The question of whether a classical or quantum system with short-range interactions can self-organize under equilibrium dynamics is of course related to the question of topologically stabilized passive memory, which is known to be exist in quantum systems with 3 or more dimensions (for classical memory) and 4 or more dimension for quantum memory. Recent work by Matthews, Meklo and Poulin, which I'd like to hear more about at the workshop, suggests that topologically stabilized passive memory may even be possible in classical 3d systems. But the mere existence of stable memory, including even arbitrarily complex "logically deep" topologically stabilized states, is not sufficient if they are so infrequent, among the states visited by the system's dynamics, as to be outnumbered by local partial replicas---Boltzmann brains.
So perhaps we need to give up locality of interaction, undermining familiar notions of space. Could a quantum theory of emergent spacetime give us other kinds of spacetime rich enough to generically produce structures of unbounded logical depth even at equilibrium?
Adam Brown
Statement of Interest: holographic quantum complexity; classical and quantum chaos; the power of systems in thermal but not complexity equilibrium; virtual observers.
Susannah E. Glickman
As a young historian studying the development of quantum information and computing, I hope to get a sense of this cosmological aspect of the field. I am curious to see the kinds of questions and lines of inquiry researchers pursue as well as the means through which they pursue them. I also find this type of theorizing really exciting and interesting. I look forward to participating to the extent I am able remotely.

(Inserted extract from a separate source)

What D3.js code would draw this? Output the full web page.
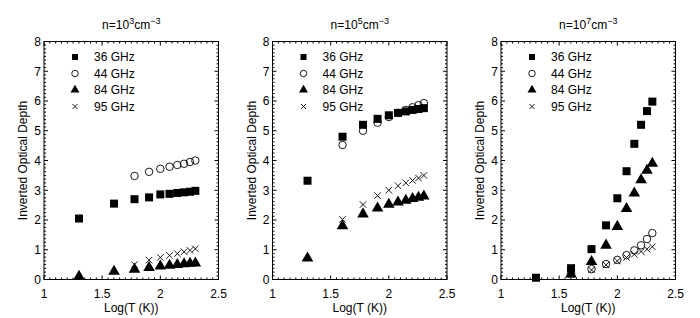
<!DOCTYPE html>
<head>
  <meta charset="utf-8">
  <script src="https://d3js.org/d3.v7.min.js"></script>
  <style>
    body { margin:0; background:#fff; }
    text { font-family: 'Liberation Sans', Arial, sans-serif; fill:#000; }
    .tick-label { font-size: 12px; }
    .axis-label { font-size: 12px; }
    .legend-label { font-size: 12px; }
    .title { font-size: 12px; }
    .frame { fill:none; stroke:#000; stroke-width:1; }
    .minor { stroke:#000; stroke-width:1; }
  </style>
</head>
<body>
<script>
  // log10 of temperature 20..200 K
  var logT = [1.301, 1.602, 1.778, 1.903, 2.0, 2.079, 2.146, 2.204, 2.255, 2.301];
  var freqs = ["36 GHz", "44 GHz", "84 GHz", "95 GHz"];
  var densities = ["3", "5", "7"];   // exponent of n in the panel titles
  var xTicks = [1, 1.5, 2, 2.5];
  var yTicks = [0, 1, 2, 3, 4, 5, 6, 7, 8];

  // n = 1e3 cm^-3
  var n3_36 = [2.05, 2.55, 2.70, 2.76, 2.86, 2.88, 2.91, 2.93, 2.95, 2.98];
  var n3_44 = [null, null, 3.48, 3.62, 3.72, 3.79, 3.85, 3.89, 3.95, 4.0];
  var n3_84 = [0.1, 0.27, 0.34, 0.4, 0.45, 0.47, 0.5, 0.52, 0.54, 0.55];
  var n3_95 = [null, null, 0.5, 0.65, 0.74, 0.81, 0.87, 0.93, 0.98, 1.03];

  // n = 1e5 cm^-3
  var n5_36 = [3.32, 4.8, 5.2, 5.4, 5.52, 5.6, 5.65, 5.7, 5.73, 5.76];
  var n5_44 = [null, 4.52, 5.0, 5.27, 5.46, 5.6, 5.7, 5.79, 5.86, 5.93];
  var n5_84 = [0.72, 1.8, 2.2, 2.4, 2.52, 2.6, 2.66, 2.72, 2.76, 2.8];
  var n5_95 = [null, 2.02, 2.52, 2.82, 3.0, 3.15, 3.25, 3.33, 3.41, 3.5];

  // n = 1e7 cm^-3
  var n7_36 = [0.06, 0.38, 1.02, 1.82, 2.73, 3.64, 4.56, 5.2, 5.66, 5.98];
  var n7_44 = [null, 0.2, 0.35, 0.52, 0.66, 0.82, 0.98, 1.15, 1.36, 1.56];
  var n7_84 = [null, 0.18, 0.6, 1.15, 1.78, 2.38, 2.9, 3.35, 3.67, 3.9];
  var n7_95 = [null, 0.16, 0.32, 0.49, 0.62, 0.74, 0.85, 0.94, 1.02, 1.1];

  var panels = [
    [n3_36, n3_44, n3_84, n3_95],
    [n5_36, n5_44, n5_84, n5_95],
    [n7_36, n7_44, n7_84, n7_95]
  ];

  var W = 700, H = 318;
  var plotW = 174.5, plotTop = 41.5, plotBottom = 279.5, step = 228.5, firstLeft = 44;

  var svg = d3.select("body").append("svg")
    .attr("width", W)
    .attr("height", H);

  var x = d3.scaleLinear().domain([1, 2.5]).range([0, plotW]);
  var y = d3.scaleLinear().domain([0, 8]).range([plotBottom, plotTop]);

  // marker drawers: filled square, open circle, filled triangle, cross
  function drawMarker(g, k, size) {
    if (k === 0) {
      g.append("rect").attr("x", -size / 2).attr("y", -size / 2)
        .attr("width", size).attr("height", size).attr("fill", "#000");
    } else if (k === 1) {
      g.append("circle").attr("r", size / 2).attr("fill", "none")
        .attr("stroke", "#000").attr("stroke-width", 0.9);
    } else if (k === 2) {
      g.append("path").attr("d", d3.symbol(d3.symbolTriangle, size * size * 0.48)()).attr("fill", "#000");
    } else {
      var h = size / 2;
      g.append("path").attr("d", "M" + -h + "," + -h + "L" + h + "," + h + "M" + -h + "," + h + "L" + h + "," + -h)
        .attr("stroke", "#000").attr("stroke-width", 0.9).attr("fill", "none");
    }
  }
  var dataSize = [8, 7.5, 11, 6.5];
  var legendSize = [6, 6.5, 8.5, 5];

  panels.forEach(function(series, p) {
    var g = svg.append("g")
      .attr("transform", "translate(" + (firstLeft + p * step) + ",0)");

    // minor ticks on all four sides
    var xMinor = d3.range(1, 2.5001, 0.05);
    var yMinor = d3.range(0, 8.0001, 0.125);
    xMinor.forEach(function(v) {
      var len = xTicks.some(function(t) { return Math.abs(t - v) < 1e-6; }) ? 4 : 2;
      g.append("line").attr("class", "minor").attr("x1", x(v)).attr("x2", x(v))
        .attr("y1", plotBottom).attr("y2", plotBottom - len);
      g.append("line").attr("class", "minor").attr("x1", x(v)).attr("x2", x(v))
        .attr("y1", plotTop).attr("y2", plotTop + len);
    });
    yMinor.forEach(function(v) {
      var len = Math.abs(v - Math.round(v)) < 1e-6 ? 4 : 2;
      g.append("line").attr("class", "minor").attr("x1", 0).attr("x2", len)
        .attr("y1", y(v)).attr("y2", y(v));
      g.append("line").attr("class", "minor").attr("x1", plotW).attr("x2", plotW - len)
        .attr("y1", y(v)).attr("y2", y(v));
    });

    g.append("rect").attr("class", "frame")
      .attr("x", 0).attr("y", plotTop)
      .attr("width", plotW).attr("height", plotBottom - plotTop);

    // tick labels
    g.selectAll(".xt").data(xTicks).enter().append("text")
      .attr("class", "tick-label")
      .attr("x", d => x(d)).attr("y", plotBottom + 18)
      .attr("text-anchor", "middle")
      .text(d => d);
    g.selectAll(".yt").data(yTicks).enter().append("text")
      .attr("class", "tick-label")
      .attr("x", -3).attr("y", d => y(d) + 4.3)
      .attr("text-anchor", "end")
      .text(d => d);

    // axis labels
    g.append("text").attr("class", "axis-label")
      .attr("x", plotW / 2).attr("y", plotBottom + 32)
      .attr("text-anchor", "middle")
      .text("Log(T (K))");
    g.append("text").attr("class", "axis-label")
      .attr("transform", "translate(-17," + ((plotTop + plotBottom) / 2) + ") rotate(-90)")
      .attr("text-anchor", "middle")
      .text("Inverted Optical Depth");

    // title n=10^k cm^-3
    var t = g.append("text").attr("class", "title")
      .attr("x", plotW / 2).attr("y", 29)
      .attr("text-anchor", "middle");
    t.append("tspan").text("n=10");
    t.append("tspan").attr("dy", -5).attr("font-size", "9px").text(densities[p]);
    t.append("tspan").attr("dy", 5).text("cm");
    t.append("tspan").attr("dy", -5).attr("font-size", "9px").text("\u22123");

    // data markers
    series.forEach(function(vals, k) {
      var pts = vals.map(function(v, i) { return {x: logT[i], y: v}; })
        .filter(function(d) { return d.y !== null; });
      g.append("g").selectAll("g").data(pts).enter().append("g")
        .attr("transform", d => "translate(" + x(d.x) + "," + y(d.y) + ")")
        .each(function() { drawMarker(d3.select(this), k, dataSize[k]); });
    });

    // legend
    freqs.forEach(function(f, k) {
      var ly = 57 + k * 16.5;
      var lg = g.append("g").attr("transform", "translate(31," + ly + ")");
      drawMarker(lg, k, legendSize[k]);
      g.append("text").attr("class", "legend-label")
        .attr("x", 50).attr("y", ly + 4.3)
        .text(f);
    });
  });
</script>
</body>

David Poulin: A three-dimensional self-correcting classical memory?
A self-correcting memory is a passive device that stores information robustly despite fluctuation of its external parameters like temperature, magnetic field, pressure, etc. It is well established that a memory can be stabilized locally using fault-tolerant cellular automaton error correction, but such a dynamical process consumes power. In contrast, a self-correcting memory is stabilized thermodynamically and does not require external power. In particular, we are interested in self-correcting memories that arise from systems composed of localized, bounded degrees of freedom interacting locally.
The prospect of quantum technologies has generated a growing interest for robust quantum memories, and the possibility of conceiving a self-correcting quantum memory in three spatial dimensions or less is being debated. Here, we take a step back and consider the simpler task of conceiving a classical self-correcting memory in three dimensions. We present a simple and well known lattice model and argue that it could serve as a self-correcting memory.
Renato Renner
Do we need to modify quantum theory in order to avoid contradictions in multi-agent scenarios (where each agent uses the theory from their perspective)? If yes, how could such a modification look like?